> _Exercise goal_
Quote every line from the top of the listing down to and including the line that contains "(selesai) at (89,1357)".

> _Excerpted data_

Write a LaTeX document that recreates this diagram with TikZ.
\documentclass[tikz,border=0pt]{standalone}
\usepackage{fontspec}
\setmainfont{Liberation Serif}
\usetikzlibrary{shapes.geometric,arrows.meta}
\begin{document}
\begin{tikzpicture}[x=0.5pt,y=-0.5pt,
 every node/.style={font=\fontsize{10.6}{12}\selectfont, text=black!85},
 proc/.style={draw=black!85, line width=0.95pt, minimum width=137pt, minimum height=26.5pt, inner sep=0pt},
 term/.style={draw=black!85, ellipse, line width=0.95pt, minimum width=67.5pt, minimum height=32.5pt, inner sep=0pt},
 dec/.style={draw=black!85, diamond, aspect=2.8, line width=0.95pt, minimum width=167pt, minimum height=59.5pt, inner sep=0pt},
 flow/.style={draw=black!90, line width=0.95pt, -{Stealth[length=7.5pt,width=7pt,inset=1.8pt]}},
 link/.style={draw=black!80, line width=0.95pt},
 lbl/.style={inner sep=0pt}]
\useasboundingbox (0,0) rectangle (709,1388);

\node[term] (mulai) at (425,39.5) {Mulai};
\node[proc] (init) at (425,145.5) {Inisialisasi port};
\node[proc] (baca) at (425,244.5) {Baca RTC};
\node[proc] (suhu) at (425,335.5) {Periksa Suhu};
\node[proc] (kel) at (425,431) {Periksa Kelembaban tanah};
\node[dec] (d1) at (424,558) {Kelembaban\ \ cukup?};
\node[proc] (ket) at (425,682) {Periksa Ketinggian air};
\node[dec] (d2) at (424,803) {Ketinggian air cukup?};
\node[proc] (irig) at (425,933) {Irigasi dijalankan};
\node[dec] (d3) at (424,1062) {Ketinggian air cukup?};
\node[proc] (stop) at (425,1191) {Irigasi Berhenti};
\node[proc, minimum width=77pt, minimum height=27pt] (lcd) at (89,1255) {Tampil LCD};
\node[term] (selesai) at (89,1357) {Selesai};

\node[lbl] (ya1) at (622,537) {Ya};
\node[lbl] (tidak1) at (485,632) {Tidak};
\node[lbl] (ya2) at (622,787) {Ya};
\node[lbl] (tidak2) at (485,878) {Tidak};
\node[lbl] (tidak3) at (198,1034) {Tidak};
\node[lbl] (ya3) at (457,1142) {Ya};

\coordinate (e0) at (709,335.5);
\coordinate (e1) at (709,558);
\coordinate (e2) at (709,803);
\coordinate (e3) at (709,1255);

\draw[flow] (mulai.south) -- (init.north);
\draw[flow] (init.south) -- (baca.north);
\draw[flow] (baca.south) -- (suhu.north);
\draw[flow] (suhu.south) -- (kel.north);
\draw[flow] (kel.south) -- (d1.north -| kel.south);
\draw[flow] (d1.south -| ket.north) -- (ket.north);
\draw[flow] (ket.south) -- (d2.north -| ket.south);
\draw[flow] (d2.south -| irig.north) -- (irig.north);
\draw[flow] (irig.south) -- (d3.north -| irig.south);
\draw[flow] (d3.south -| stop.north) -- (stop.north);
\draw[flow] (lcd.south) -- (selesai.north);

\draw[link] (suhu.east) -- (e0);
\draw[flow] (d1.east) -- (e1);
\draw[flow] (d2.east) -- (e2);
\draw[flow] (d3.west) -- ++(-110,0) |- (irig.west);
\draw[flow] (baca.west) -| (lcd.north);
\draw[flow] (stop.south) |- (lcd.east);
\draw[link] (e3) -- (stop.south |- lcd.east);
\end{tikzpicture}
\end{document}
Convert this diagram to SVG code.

> _Output_
Write a LaTeX document that recreates this diagram with TikZ.
\documentclass[tikz,border=0pt]{standalone}
\usepackage{fontspec}
\setmainfont{Liberation Serif}
\usetikzlibrary{shapes.geometric,arrows.meta}
\begin{document}
\begin{tikzpicture}[x=0.5pt,y=-0.5pt,
 every node/.style={font=\fontsize{10.6}{12}\selectfont, text=black!85},
 proc/.style={draw=black!85, line width=0.95pt, minimum width=137pt, minimum height=26.5pt, inner sep=0pt},
 term/.style={draw=black!85, ellipse, line width=0.95pt, minimum width=67.5pt, minimum height=32.5pt, inner sep=0pt},
 dec/.style={draw=black!85, diamond, aspect=2.8, line width=0.95pt, minimum width=167pt, minimum height=59.5pt, inner sep=0pt},
 flow/.style={draw=black!90, line width=0.95pt, -{Stealth[length=7.5pt,width=7pt,inset=1.8pt]}},
 link/.style={draw=black!80, line width=0.95pt},
 lbl/.style={inner sep=0pt}]
\useasboundingbox (0,0) rectangle (709,1388);

\node[term] (mulai) at (425,39.5) {Mulai};
\node[proc] (init) at (425,145.5) {Inisialisasi port};
\node[proc] (baca) at (425,244.5) {Baca RTC};
\node[proc] (suhu) at (425,335.5) {Periksa Suhu};
\node[proc] (kel) at (425,431) {Periksa Kelembaban tanah};
\node[dec] (d1) at (424,558) {Kelembaban\ \ cukup?};
\node[proc] (ket) at (425,682) {Periksa Ketinggian air};
\node[dec] (d2) at (424,803) {Ketinggian air cukup?};
\node[proc] (irig) at (425,933) {Irigasi dijalankan};
\node[dec] (d3) at (424,1062) {Ketinggian air cukup?};
\node[proc] (stop) at (425,1191) {Irigasi Berhenti};
\node[proc, minimum width=77pt, minimum height=27pt] (lcd) at (89,1255) {Tampil LCD};
\node[term] (selesai) at (89,1357) {Selesai};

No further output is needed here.